_REQUIRED WORK_
Exactly the lines from the one with "Convert this chart to matplotlib code." to the one with "ax_b = fig.add_axes([0.642, 0.1378, 0.353, 0.756])", both included, are to be printed again; leave out the rest.

• • • •

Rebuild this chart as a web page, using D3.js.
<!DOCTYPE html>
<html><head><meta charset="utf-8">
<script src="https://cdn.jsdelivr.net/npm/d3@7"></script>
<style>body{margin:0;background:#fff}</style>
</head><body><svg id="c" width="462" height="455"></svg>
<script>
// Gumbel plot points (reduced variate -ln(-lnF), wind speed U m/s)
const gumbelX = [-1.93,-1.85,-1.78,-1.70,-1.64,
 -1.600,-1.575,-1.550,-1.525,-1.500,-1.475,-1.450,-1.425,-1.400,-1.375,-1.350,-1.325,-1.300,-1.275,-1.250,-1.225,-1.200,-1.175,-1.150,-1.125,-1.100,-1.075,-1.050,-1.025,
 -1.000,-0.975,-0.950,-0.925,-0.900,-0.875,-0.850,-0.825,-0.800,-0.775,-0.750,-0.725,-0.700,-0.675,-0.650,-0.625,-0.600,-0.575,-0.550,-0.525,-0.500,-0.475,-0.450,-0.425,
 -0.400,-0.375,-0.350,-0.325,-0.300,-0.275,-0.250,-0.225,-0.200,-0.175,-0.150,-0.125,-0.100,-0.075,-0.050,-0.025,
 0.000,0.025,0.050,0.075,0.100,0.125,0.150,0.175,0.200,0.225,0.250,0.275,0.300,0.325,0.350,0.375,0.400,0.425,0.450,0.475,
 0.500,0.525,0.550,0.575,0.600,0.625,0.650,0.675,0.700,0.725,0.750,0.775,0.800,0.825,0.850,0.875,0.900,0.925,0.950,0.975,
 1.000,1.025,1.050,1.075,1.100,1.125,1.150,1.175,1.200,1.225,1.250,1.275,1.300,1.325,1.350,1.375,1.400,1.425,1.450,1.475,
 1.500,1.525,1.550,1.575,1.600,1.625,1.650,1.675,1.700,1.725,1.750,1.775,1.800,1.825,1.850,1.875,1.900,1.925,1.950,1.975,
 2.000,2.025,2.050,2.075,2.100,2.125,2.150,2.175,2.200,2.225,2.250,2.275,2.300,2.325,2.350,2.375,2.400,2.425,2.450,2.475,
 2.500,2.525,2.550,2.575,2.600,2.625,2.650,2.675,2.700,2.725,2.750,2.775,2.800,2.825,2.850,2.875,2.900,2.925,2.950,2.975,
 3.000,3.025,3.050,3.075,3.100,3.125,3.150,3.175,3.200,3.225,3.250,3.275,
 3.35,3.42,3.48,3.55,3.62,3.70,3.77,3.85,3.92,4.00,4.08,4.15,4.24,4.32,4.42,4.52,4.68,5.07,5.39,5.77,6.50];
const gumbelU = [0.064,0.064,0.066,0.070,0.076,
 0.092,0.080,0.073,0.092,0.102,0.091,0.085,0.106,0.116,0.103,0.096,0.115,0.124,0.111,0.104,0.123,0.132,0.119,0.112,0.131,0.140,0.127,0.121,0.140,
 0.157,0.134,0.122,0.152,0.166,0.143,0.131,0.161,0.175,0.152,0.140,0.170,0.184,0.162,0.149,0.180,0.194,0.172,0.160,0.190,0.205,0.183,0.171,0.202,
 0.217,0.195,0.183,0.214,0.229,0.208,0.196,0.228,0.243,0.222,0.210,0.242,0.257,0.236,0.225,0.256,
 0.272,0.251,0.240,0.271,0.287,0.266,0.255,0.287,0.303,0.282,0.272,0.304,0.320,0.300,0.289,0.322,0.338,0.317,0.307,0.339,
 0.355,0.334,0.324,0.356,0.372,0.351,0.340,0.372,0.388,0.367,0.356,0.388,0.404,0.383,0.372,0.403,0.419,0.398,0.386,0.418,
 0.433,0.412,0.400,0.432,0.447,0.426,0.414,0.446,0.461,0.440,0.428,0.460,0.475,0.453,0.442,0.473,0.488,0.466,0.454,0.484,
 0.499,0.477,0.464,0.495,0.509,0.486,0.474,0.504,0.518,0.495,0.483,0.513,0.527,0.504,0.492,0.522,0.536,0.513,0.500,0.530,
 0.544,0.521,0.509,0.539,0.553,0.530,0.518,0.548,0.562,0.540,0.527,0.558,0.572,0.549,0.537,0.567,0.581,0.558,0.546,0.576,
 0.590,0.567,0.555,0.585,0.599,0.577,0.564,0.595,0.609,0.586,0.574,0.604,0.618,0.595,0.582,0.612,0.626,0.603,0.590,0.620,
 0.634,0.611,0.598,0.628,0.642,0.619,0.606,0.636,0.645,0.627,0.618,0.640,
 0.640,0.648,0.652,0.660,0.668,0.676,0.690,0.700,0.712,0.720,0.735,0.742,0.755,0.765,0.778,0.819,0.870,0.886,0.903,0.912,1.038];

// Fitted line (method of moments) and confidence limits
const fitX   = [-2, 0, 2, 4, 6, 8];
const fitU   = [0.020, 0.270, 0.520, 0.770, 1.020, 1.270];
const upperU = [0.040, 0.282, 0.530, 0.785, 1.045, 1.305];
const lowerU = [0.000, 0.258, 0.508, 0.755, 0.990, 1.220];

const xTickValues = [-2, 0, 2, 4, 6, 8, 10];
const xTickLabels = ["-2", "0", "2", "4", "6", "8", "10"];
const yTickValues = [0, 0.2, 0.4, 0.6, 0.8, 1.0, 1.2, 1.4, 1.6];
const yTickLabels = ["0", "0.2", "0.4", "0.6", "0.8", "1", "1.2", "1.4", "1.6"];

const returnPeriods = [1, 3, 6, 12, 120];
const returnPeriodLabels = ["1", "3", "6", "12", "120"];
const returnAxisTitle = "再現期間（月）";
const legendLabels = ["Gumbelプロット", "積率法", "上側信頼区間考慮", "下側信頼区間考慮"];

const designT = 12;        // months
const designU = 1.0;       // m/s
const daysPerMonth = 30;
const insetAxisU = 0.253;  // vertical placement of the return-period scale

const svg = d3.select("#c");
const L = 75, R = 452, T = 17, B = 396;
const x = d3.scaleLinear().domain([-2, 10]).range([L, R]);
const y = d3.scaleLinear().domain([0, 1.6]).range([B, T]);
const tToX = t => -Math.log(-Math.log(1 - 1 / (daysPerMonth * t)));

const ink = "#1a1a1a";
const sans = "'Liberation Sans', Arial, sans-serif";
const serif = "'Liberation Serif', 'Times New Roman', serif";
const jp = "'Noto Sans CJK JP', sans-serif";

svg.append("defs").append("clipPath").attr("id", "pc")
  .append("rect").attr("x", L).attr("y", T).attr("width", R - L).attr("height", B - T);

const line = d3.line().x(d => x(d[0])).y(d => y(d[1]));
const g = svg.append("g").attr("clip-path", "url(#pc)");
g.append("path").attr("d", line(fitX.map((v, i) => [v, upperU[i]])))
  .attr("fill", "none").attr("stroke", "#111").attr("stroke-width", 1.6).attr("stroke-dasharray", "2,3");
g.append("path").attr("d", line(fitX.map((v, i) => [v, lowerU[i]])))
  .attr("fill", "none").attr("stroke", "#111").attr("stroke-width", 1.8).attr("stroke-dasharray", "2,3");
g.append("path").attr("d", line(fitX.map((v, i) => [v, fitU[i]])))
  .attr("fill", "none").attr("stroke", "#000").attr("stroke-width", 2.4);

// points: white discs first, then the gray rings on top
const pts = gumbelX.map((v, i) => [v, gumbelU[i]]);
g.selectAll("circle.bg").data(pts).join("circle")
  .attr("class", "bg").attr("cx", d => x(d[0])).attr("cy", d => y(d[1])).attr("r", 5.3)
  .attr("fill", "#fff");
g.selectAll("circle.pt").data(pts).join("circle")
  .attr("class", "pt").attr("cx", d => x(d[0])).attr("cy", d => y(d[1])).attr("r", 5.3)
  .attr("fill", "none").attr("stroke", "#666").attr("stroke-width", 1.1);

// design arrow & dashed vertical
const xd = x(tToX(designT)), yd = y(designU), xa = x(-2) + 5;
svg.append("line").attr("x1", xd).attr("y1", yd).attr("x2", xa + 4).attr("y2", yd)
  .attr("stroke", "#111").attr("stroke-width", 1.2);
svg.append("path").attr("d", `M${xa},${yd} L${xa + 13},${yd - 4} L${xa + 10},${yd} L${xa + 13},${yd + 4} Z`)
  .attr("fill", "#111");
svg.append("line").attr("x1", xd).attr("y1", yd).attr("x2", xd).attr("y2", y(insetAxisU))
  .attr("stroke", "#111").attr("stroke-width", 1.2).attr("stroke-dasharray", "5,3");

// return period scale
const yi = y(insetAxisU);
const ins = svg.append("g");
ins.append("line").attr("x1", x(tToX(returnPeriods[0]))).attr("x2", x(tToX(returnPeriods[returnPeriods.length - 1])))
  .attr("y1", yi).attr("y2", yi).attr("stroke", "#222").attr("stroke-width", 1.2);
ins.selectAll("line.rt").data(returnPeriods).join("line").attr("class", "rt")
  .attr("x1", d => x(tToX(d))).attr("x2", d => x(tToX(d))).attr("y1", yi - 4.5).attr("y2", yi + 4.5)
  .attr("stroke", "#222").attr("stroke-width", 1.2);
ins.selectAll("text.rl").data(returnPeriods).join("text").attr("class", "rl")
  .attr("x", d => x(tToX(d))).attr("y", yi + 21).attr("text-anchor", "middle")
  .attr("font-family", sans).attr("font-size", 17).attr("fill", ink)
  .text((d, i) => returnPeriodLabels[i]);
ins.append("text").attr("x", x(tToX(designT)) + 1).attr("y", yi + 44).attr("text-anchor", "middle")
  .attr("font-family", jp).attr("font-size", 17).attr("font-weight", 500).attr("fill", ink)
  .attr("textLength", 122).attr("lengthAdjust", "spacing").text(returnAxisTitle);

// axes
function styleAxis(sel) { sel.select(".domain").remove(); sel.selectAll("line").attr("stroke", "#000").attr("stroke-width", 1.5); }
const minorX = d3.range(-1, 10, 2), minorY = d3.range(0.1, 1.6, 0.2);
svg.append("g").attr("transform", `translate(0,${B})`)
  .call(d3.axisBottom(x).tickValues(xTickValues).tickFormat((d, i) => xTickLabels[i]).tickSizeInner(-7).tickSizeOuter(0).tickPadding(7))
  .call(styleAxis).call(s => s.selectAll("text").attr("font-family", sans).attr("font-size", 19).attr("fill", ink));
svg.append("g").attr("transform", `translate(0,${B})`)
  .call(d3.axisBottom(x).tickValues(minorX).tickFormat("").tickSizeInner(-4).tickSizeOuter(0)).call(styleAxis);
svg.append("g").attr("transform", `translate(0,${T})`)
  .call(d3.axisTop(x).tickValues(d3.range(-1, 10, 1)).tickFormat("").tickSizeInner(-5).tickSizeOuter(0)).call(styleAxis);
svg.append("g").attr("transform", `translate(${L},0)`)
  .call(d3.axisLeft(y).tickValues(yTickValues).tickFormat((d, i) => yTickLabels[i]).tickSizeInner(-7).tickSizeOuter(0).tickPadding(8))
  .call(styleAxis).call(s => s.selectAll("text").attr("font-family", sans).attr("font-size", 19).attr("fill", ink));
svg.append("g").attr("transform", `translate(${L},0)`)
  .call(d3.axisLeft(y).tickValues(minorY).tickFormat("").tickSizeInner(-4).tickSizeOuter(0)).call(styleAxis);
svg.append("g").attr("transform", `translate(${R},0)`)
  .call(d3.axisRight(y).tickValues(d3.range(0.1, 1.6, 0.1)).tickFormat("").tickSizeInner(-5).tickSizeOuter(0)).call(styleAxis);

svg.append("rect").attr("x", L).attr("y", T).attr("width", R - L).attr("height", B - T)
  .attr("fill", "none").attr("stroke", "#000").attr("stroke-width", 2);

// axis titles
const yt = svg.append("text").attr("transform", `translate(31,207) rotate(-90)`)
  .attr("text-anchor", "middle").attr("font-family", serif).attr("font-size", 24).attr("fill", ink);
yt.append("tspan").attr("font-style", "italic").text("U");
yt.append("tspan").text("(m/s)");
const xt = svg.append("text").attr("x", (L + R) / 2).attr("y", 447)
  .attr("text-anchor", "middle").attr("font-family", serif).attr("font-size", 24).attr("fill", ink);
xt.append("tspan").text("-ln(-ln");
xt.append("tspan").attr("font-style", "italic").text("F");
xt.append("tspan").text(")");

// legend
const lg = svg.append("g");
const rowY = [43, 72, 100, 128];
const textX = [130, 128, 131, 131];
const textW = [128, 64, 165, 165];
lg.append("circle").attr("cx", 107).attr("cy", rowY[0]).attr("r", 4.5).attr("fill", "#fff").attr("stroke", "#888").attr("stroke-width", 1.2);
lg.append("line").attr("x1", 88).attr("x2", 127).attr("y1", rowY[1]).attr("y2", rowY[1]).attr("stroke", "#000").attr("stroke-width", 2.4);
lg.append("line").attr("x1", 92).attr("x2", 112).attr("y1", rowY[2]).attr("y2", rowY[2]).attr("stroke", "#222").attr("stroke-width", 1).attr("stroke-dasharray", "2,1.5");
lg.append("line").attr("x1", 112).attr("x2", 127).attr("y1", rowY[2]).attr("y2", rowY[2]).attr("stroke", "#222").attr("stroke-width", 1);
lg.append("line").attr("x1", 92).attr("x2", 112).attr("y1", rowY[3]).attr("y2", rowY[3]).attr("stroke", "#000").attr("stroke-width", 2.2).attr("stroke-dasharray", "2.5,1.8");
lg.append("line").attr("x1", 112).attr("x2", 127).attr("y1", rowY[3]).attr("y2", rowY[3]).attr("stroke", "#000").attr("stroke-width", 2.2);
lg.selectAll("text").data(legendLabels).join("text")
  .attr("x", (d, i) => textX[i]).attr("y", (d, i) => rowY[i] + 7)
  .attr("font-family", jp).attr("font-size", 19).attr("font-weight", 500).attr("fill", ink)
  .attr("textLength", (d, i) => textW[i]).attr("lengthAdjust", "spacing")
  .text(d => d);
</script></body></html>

• • • •

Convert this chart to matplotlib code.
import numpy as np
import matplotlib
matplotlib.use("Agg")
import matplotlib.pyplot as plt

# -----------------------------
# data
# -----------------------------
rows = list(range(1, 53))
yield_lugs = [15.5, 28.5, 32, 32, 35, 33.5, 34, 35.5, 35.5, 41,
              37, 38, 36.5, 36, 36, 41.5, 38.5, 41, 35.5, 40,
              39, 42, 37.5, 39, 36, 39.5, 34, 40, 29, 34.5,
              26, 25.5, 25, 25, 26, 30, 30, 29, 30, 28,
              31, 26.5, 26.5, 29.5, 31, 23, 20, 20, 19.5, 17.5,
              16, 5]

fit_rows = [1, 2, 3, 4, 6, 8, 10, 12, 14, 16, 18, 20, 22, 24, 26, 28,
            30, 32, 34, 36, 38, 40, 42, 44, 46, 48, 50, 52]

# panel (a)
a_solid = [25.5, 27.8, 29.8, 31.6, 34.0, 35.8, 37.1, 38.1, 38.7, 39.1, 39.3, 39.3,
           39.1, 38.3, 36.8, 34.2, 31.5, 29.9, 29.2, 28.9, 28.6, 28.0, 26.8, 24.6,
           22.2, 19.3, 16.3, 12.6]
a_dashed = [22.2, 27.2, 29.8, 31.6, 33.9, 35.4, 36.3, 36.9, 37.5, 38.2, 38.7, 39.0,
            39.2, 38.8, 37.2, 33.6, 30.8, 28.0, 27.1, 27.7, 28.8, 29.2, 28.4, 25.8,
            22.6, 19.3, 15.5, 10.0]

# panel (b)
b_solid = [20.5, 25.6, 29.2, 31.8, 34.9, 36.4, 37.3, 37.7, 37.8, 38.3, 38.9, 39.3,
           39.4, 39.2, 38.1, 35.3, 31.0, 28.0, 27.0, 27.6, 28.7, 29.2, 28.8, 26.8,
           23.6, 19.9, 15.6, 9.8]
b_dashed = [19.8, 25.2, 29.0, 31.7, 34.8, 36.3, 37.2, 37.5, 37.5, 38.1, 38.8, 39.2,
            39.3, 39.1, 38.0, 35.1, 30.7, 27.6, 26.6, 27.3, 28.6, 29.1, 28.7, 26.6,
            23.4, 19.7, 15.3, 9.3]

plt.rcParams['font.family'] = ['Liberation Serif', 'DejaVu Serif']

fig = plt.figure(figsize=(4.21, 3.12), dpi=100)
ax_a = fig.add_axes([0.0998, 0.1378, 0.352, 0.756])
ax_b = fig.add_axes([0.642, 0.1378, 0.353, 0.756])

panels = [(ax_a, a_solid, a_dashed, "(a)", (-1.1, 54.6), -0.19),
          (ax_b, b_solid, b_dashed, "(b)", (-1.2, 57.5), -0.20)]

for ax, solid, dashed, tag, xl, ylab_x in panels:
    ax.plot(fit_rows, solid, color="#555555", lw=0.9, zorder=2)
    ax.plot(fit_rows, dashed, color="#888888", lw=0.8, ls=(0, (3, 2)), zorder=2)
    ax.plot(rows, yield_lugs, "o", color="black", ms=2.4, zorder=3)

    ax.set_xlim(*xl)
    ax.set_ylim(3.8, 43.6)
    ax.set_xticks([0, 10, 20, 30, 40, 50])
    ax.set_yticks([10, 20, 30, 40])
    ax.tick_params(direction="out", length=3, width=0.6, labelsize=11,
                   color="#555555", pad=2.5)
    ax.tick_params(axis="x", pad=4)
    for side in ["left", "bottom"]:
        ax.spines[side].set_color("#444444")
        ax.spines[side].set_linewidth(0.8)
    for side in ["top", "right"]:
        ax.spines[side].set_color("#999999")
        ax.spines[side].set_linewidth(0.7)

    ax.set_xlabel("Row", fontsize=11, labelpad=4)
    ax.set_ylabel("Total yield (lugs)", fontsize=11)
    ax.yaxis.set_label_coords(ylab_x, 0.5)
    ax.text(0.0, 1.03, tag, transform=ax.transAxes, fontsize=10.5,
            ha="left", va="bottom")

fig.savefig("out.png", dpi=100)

• • • •

_CORRECT RESULT_
Convert this chart to matplotlib code.
import numpy as np
import matplotlib
matplotlib.use("Agg")
import matplotlib.pyplot as plt

# -----------------------------
# data
# -----------------------------
rows = list(range(1, 53))
yield_lugs = [15.5, 28.5, 32, 32, 35, 33.5, 34, 35.5, 35.5, 41,
              37, 38, 36.5, 36, 36, 41.5, 38.5, 41, 35.5, 40,
              39, 42, 37.5, 39, 36, 39.5, 34, 40, 29, 34.5,
              26, 25.5, 25, 25, 26, 30, 30, 29, 30, 28,
              31, 26.5, 26.5, 29.5, 31, 23, 20, 20, 19.5, 17.5,
              16, 5]

fit_rows = [1, 2, 3, 4, 6, 8, 10, 12, 14, 16, 18, 20, 22, 24, 26, 28,
            30, 32, 34, 36, 38, 40, 42, 44, 46, 48, 50, 52]

# panel (a)
a_solid = [25.5, 27.8, 29.8, 31.6, 34.0, 35.8, 37.1, 38.1, 38.7, 39.1, 39.3, 39.3,
           39.1, 38.3, 36.8, 34.2, 31.5, 29.9, 29.2, 28.9, 28.6, 28.0, 26.8, 24.6,
           22.2, 19.3, 16.3, 12.6]
a_dashed = [22.2, 27.2, 29.8, 31.6, 33.9, 35.4, 36.3, 36.9, 37.5, 38.2, 38.7, 39.0,
            39.2, 38.8, 37.2, 33.6, 30.8, 28.0, 27.1, 27.7, 28.8, 29.2, 28.4, 25.8,
            22.6, 19.3, 15.5, 10.0]

# panel (b)
b_solid = [20.5, 25.6, 29.2, 31.8, 34.9, 36.4, 37.3, 37.7, 37.8, 38.3, 38.9, 39.3,
           39.4, 39.2, 38.1, 35.3, 31.0, 28.0, 27.0, 27.6, 28.7, 29.2, 28.8, 26.8,
           23.6, 19.9, 15.6, 9.8]
b_dashed = [19.8, 25.2, 29.0, 31.7, 34.8, 36.3, 37.2, 37.5, 37.5, 38.1, 38.8, 39.2,
            39.3, 39.1, 38.0, 35.1, 30.7, 27.6, 26.6, 27.3, 28.6, 29.1, 28.7, 26.6,
            23.4, 19.7, 15.3, 9.3]

plt.rcParams['font.family'] = ['Liberation Serif', 'DejaVu Serif']

fig = plt.figure(figsize=(4.21, 3.12), dpi=100)
ax_a = fig.add_axes([0.0998, 0.1378, 0.352, 0.756])
ax_b = fig.add_axes([0.642, 0.1378, 0.353, 0.756])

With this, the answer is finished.